Hidden Markov Models (HMMs) and Hidden Semi-Markov Models (HSMMs) provide flexible, general-purpose models for univariate and multivariate time series. Although interest in HMMs and HSMMs has continuously increased during the past years, and numerous articles on theoretical and practical aspects have been published, several gaps remain. This thesis addresses some of them, divided into three main topics. 1. Computational issues in parameter estimation of stationary HMMs. The parameters of a HMM can be estimated by direct numerical maximization (DNM) of the log-likelihood function or, more popularly, using the Expectation-Maximization (EM) algorithm. We show how the EM algorithm could be modified to fit stationary HMMs. We propose a hybrid algorithm that is designed to combine the advantageous features of the EM and DNM algorithms, and compare the performance of the three algorithms (EM, DNM and the hybrid). We then describe the results of an experiment to assess the true coverage probability of bootstrap-based confidence intervals for the parameters. 2. A Markov switching approach to model time-varying Beta risk of pan-European Industry portfolios. The motive to take up this topic was the development of a joint model for many financial time series. We study two Markov switching models in a Capital Asset Pricing Model framework, and compare their forecast performances to three models, namely a bivariate t-GARCH(1,1) model, two Kalman filter based approaches and a bivariate stochastic volatility model. 3. Stylized facts of financial time series and HSMMs.
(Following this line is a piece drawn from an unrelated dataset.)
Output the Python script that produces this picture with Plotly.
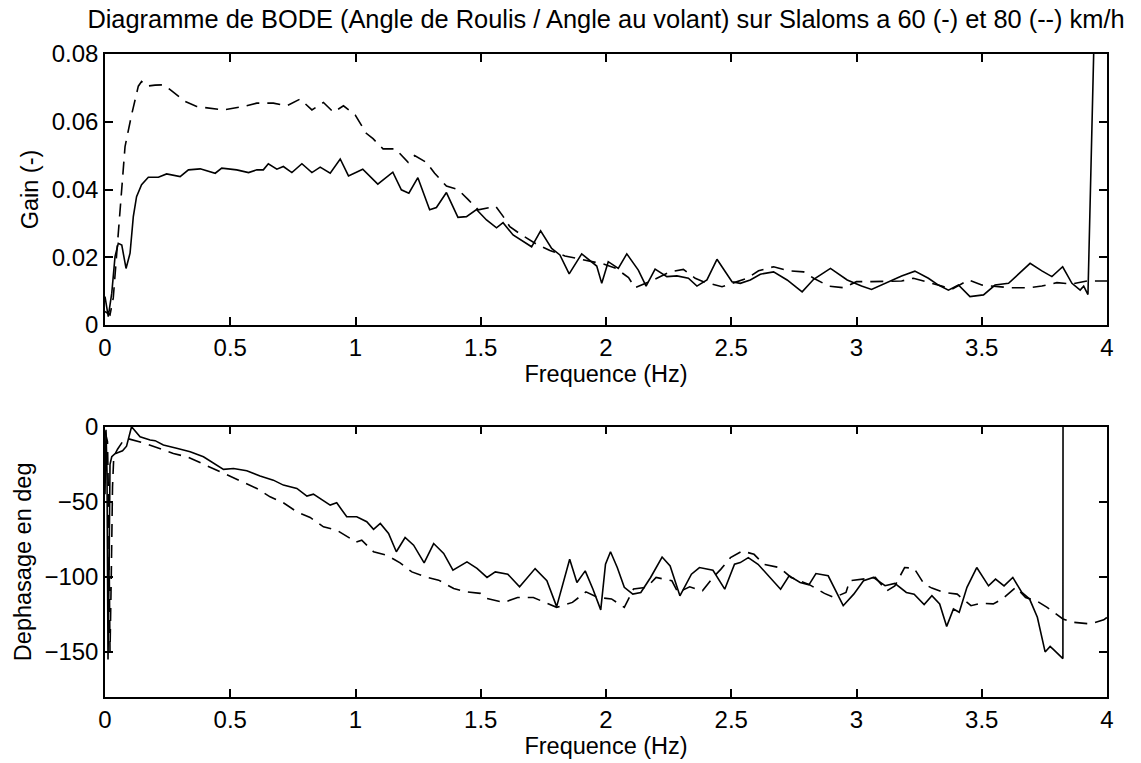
import plotly.graph_objects as go

# ---------------- data ----------------
freq_gain_60 = [0, 0.013, 0.027, 0.04, 0.053, 0.067, 0.084, 0.1, 0.113, 0.126,
                0.146, 0.173, 0.213, 0.246, 0.3, 0.333, 0.38, 0.44, 0.466, 0.526,
                0.573, 0.606, 0.632, 0.652, 0.686, 0.712, 0.746, 0.786, 0.826, 0.859,
                0.899, 0.939, 0.972, 1.005, 1.029, 1.089, 1.149, 1.183, 1.213, 1.249,
                1.296, 1.323, 1.363, 1.409, 1.443, 1.483, 1.523, 1.563, 1.589, 1.629,
                1.703, 1.739, 1.783, 1.816, 1.853, 1.903, 1.963, 1.983, 2.009, 2.049,
                2.083, 2.129, 2.16, 2.196, 2.243, 2.283, 2.329, 2.363, 2.403, 2.443,
                2.503, 2.536, 2.576, 2.616, 2.669, 2.723, 2.783, 2.829, 2.896, 2.963,
                3.02, 3.06, 3.113, 3.18, 3.233, 3.287, 3.327, 3.367, 3.407, 3.453,
                3.507, 3.553, 3.607, 3.693, 3.74, 3.78, 3.823, 3.86, 3.893, 3.907,
                3.924, 3.95]
gain_60 = [0.0084, 0.0025, 0.0094, 0.0202, 0.0241, 0.0236, 0.0167, 0.0212, 0.032, 0.0379,
           0.0414, 0.0436, 0.0436, 0.0446, 0.0438, 0.0458, 0.0461, 0.0448, 0.0463, 0.0458,
           0.045, 0.0458, 0.0458, 0.0476, 0.046, 0.0468, 0.045, 0.0476, 0.045, 0.0466,
           0.0448, 0.049, 0.044, 0.0453, 0.046, 0.0416, 0.0451, 0.0399, 0.0389, 0.0435,
           0.034, 0.0347, 0.0391, 0.0318, 0.032, 0.0341, 0.031, 0.0287, 0.0302, 0.0266,
           0.0231, 0.0278, 0.0226, 0.0207, 0.0151, 0.021, 0.0174, 0.0123, 0.0187, 0.0167,
           0.021, 0.0162, 0.0115, 0.0165, 0.0143, 0.0145, 0.0138, 0.0115, 0.0133, 0.0194,
           0.0128, 0.0123, 0.0133, 0.015, 0.0157, 0.0133, 0.0098, 0.0135, 0.0167, 0.0133,
           0.0115, 0.0105, 0.0123, 0.0145, 0.0159, 0.0138, 0.0118, 0.0103, 0.0118, 0.0084,
           0.0089, 0.0118, 0.0123, 0.0182, 0.016, 0.0143, 0.0172, 0.0123, 0.0103, 0.0115,
           0.009, 0.09]

freq_gain_80 = [0, 0.02, 0.033, 0.053, 0.08, 0.106, 0.133, 0.146, 0.166, 0.2,
                0.233, 0.26, 0.32, 0.366, 0.433, 0.473, 0.553, 0.606, 0.672, 0.726,
                0.779, 0.826, 0.872, 0.912, 0.952, 0.999, 1.043, 1.07, 1.11, 1.16,
                1.21, 1.236, 1.283, 1.316, 1.363, 1.409, 1.45, 1.49, 1.56, 1.59,
                1.616, 1.663, 1.72, 1.776, 1.836, 1.883, 1.936, 1.99, 2.04, 2.09,
                2.116, 2.18, 2.256, 2.309, 2.356, 2.389, 2.463, 2.503, 2.563, 2.609,
                2.669, 2.729, 2.789, 2.829, 2.889, 2.949, 3.0, 3.06, 3.12, 3.18,
                3.227, 3.28, 3.34, 3.38, 3.447, 3.5, 3.553, 3.613, 3.687, 3.74,
                3.8, 3.86, 3.92, 3.98, 4.0]
gain_80 = [0.004, 0.003, 0.008, 0.027, 0.0527, 0.062, 0.0705, 0.0719, 0.0705, 0.0708,
           0.0709, 0.0695, 0.066, 0.0645, 0.064, 0.0635, 0.0645, 0.0655, 0.0655, 0.0647,
           0.0667, 0.0635, 0.0657, 0.0628, 0.0647, 0.062, 0.0566, 0.055, 0.052, 0.052,
           0.048, 0.05, 0.048, 0.0448, 0.041, 0.04, 0.037, 0.034, 0.035, 0.032,
           0.029, 0.0266, 0.024, 0.022, 0.0204, 0.0197, 0.0187, 0.018, 0.0167, 0.014,
           0.011, 0.013, 0.0157, 0.0164, 0.0138, 0.0128, 0.0113, 0.0123, 0.0138, 0.016,
           0.0172, 0.016, 0.0157, 0.0138, 0.0115, 0.011, 0.0128, 0.0128, 0.013, 0.013,
           0.0138, 0.0128, 0.0115, 0.0105, 0.0133, 0.0118, 0.0115, 0.011, 0.011, 0.0115,
           0.0125, 0.0121, 0.013, 0.013, 0.013]

freq_phase_60 = [0, 0.004, 0.008, 0.012, 0.016, 0.02, 0.027, 0.04, 0.055, 0.07,
                 0.086, 0.1, 0.106, 0.14, 0.18, 0.2, 0.233, 0.286, 0.34, 0.393,
                 0.433, 0.473, 0.513, 0.566, 0.619, 0.672, 0.712, 0.766, 0.806, 0.832,
                 0.899, 0.925, 0.965, 1.005, 1.045, 1.072, 1.099, 1.132, 1.163, 1.198,
                 1.232, 1.274, 1.312, 1.352, 1.389, 1.445, 1.485, 1.525, 1.558, 1.577,
                 1.608, 1.655, 1.717, 1.764, 1.803, 1.855, 1.884, 1.917, 1.948, 1.979,
                 1.998, 2.018, 2.045, 2.073, 2.107, 2.139, 2.178, 2.224, 2.256, 2.295,
                 2.341, 2.373, 2.427, 2.474, 2.513, 2.536, 2.568, 2.607, 2.653, 2.697,
                 2.731, 2.775, 2.81, 2.838, 2.887, 2.947, 2.989, 3.028, 3.067, 3.114,
                 3.153, 3.199, 3.23, 3.27, 3.301, 3.332, 3.36, 3.387, 3.41, 3.441,
                 3.48, 3.527, 3.555, 3.589, 3.624, 3.66, 3.691, 3.722, 3.753, 3.773,
                 3.792, 3.824, 3.825]
phase_60 = [-45, -2, -30, -155, -100, -25, -20, -18, -17, -16,
            -13, -4, 0, -6.7, -8.9, -9.3, -12.2, -14.4, -16.7, -20,
            -24.4, -28.4, -27.8, -29.3, -32.9, -35.6, -38.9, -41.1, -46.2, -44.9,
            -52.2, -50.7, -60, -60, -63.3, -68.4, -64.4, -71.1, -83.3, -73.8,
            -78.9, -90.7, -77.8, -84.4, -95.6, -90, -94.4, -100.4, -96.7, -97.1,
            -98.2, -106.6, -94.5, -102.6, -119.8, -88.3, -103.7, -96, -108.2, -122,
            -91.6, -83.3, -93.8, -107, -111.5, -110.4, -100.4, -86.8, -92.7, -112.6,
            -98.2, -93.8, -95.6, -108.2, -91.6, -90.5, -87.2, -91.6, -100.4, -108.2,
            -99.3, -103.7, -105.3, -97.8, -99.3, -119.2, -111.5, -102.6, -100.4, -105.9,
            -104.4, -110.4, -111.5, -118.5, -112.6, -118, -133, -121.4, -123.6, -107,
            -93.8, -106, -101.5, -106, -100.4, -110.4, -114.8, -126.9, -150, -146.3,
            -149.3, -154.4, 180]

freq_phase_80 = [0, 0.01, 0.015, 0.02, 0.025, 0.03, 0.035, 0.05, 0.07, 0.087,
                 0.16, 0.213, 0.273, 0.333, 0.386, 0.446, 0.5, 0.553, 0.606, 0.659,
                 0.712, 0.766, 0.819, 0.872, 0.925, 0.979, 1.0, 1.025, 1.072, 1.125,
                 1.178, 1.225, 1.278, 1.332, 1.392, 1.445, 1.498, 1.525, 1.593, 1.647,
                 1.71, 1.756, 1.803, 1.866, 1.92, 1.967, 2.022, 2.073, 2.11, 2.162,
                 2.2, 2.263, 2.287, 2.334, 2.385, 2.427, 2.458, 2.497, 2.544, 2.591,
                 2.63, 2.692, 2.739, 2.81, 2.872, 2.911, 2.958, 2.973, 3.028, 3.075,
                 3.121, 3.153, 3.192, 3.23, 3.27, 3.301, 3.348, 3.402, 3.457, 3.496,
                 3.546, 3.582, 3.636, 3.675, 3.722, 3.761, 3.824, 3.862, 3.933, 3.987,
                 4.0]
phase_80 = [-3, -10, -60, -150, -100, -40, -20, -15, -10, -7.8,
            -11.1, -14.4, -17.8, -20.4, -24.4, -28.9, -32.9, -37.3, -41.1, -46.7,
            -50.7, -56.7, -60.4, -66.7, -68.9, -74.4, -77, -75.6, -83.3, -85.6,
            -90.7, -96.7, -100, -102.2, -107.8, -110, -111, -114.4, -117, -113.7,
            -113.7, -117, -120.3, -117, -110, -113.7, -114.7, -120.3, -108, -107,
            -100.4, -102.6, -110.4, -106.6, -109.3, -100.4, -95, -87.2, -82.8, -85,
            -91.6, -93.8, -100.4, -105, -111, -113.7, -110.4, -102.6, -101.5, -100.4,
            -109.3, -106, -93.8, -94.3, -104.8, -107.5, -110.4, -111.5, -119.2, -117.6,
            -118, -114.8, -107, -113.7, -116.3, -120.3, -128, -130.2, -131.3, -128.6,
            -127]

x_ticks = [0, 0.5, 1, 1.5, 2, 2.5, 3, 3.5, 4]
x_tick_labels = ["0", "0.5", "1", "1.5", "2", "2.5", "3", "3.5", "4"]
gain_ticks = [0, 0.02, 0.04, 0.06, 0.08]
gain_tick_labels = ["0", "0.02", "0.04", "0.06", "0.08"]
phase_ticks = [-150, -100, -50, 0]
phase_tick_labels = ["\u2212150", "\u2212100", "\u221250", "0"]

title_text = "Diagramme de BODE (Angle de Roulis / Angle au volant) sur Slaloms a 60 (-) et 80 (--) km/h"

# ---------------- figure ----------------
FONT = "Liberation Sans, Arial, Helvetica, sans-serif"
TICK_SIZE = 24
LABEL_SIZE = 23.5
solid = dict(color="black", width=1.6)
dashed = dict(color="black", width=1.6, dash="13px,8px")

fig = go.Figure()
fig.add_trace(go.Scatter(x=freq_gain_60, y=gain_60, mode="lines", line=solid,
                         xaxis="x", yaxis="y", name="60 km/h", showlegend=False))
fig.add_trace(go.Scatter(x=freq_gain_80, y=gain_80, mode="lines", line=dashed,
                         xaxis="x", yaxis="y", name="80 km/h", showlegend=False))
fig.add_trace(go.Scatter(x=freq_phase_60, y=phase_60, mode="lines", line=solid,
                         xaxis="x2", yaxis="y2", name="60 km/h", showlegend=False))
fig.add_trace(go.Scatter(x=freq_phase_80, y=phase_80, mode="lines", line=dashed,
                         xaxis="x2", yaxis="y2", name="80 km/h", showlegend=False))

axis_common = dict(showgrid=False, zeroline=False, showline=True, linecolor="black",
                   linewidth=1.5, mirror="ticks", ticks="inside", ticklen=8,
                   tickwidth=1.5, tickcolor="black",
                   tickfont=dict(family=FONT, size=TICK_SIZE, color="black"))

fig.update_layout(
    width=1141, height=763,
    margin=dict(l=105, r=34, t=54, b=66),
    paper_bgcolor="white", plot_bgcolor="white",
    font=dict(family=FONT, color="black"),
    title=dict(text=title_text, x=0.5, xref="paper", xanchor="center",
               y=1 - 19 / 763, yref="container", yanchor="middle",
               font=dict(family=FONT, size=25.4, color="black")),
    xaxis=dict(axis_common, domain=[0, 1], range=[0, 4], anchor="y",
               tickvals=x_ticks, ticktext=x_tick_labels,
               title=dict(text="Frequence (Hz)", standoff=0,
                          font=dict(family=FONT, size=LABEL_SIZE, color="black"))),
    yaxis=dict(axis_common, domain=[0.5785, 1], range=[0, 0.08], anchor="x",
               tickvals=gain_ticks, ticktext=gain_tick_labels,
               title=dict(text="Gain (-)", standoff=6,
                          font=dict(family=FONT, size=LABEL_SIZE, color="black"))),
    xaxis2=dict(axis_common, domain=[0, 1], range=[0, 4], anchor="y2",
                tickvals=x_ticks, ticktext=x_tick_labels,
                title=dict(text="Frequence (Hz)", standoff=0,
                           font=dict(family=FONT, size=LABEL_SIZE, color="black"))),
    yaxis2=dict(axis_common, domain=[0, 0.4204], range=[-180, 0], anchor="x2",
                tickvals=phase_ticks, ticktext=phase_tick_labels,
                title=dict(text="Dephasage en deg", standoff=6,
                           font=dict(family=FONT, size=LABEL_SIZE, color="black"))),
)

# remove the browser's default 8px page margin so the figure fills the window exactly
fig.write_html("out.html", config={"displayModeBar": False},
               post_script="document.body.style.margin='0';")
The ability of a HMM to reproduce several stylized facts of daily return series was illustrated by Ryden et al. (1998). However, they point out that one stylized fact cannot be reproduced by a HMM, namely the slowly decaying autocorrelation function of squared returns. We present two HSMM-based approaches to model eighteen series of daily sector returns with about 5.000 observations. The key result is that, compared to a HMM, the slowly decaying autocorrelation function is significantly better described by a HSMM with negative binomial sojourn time and Normal conditional distributions.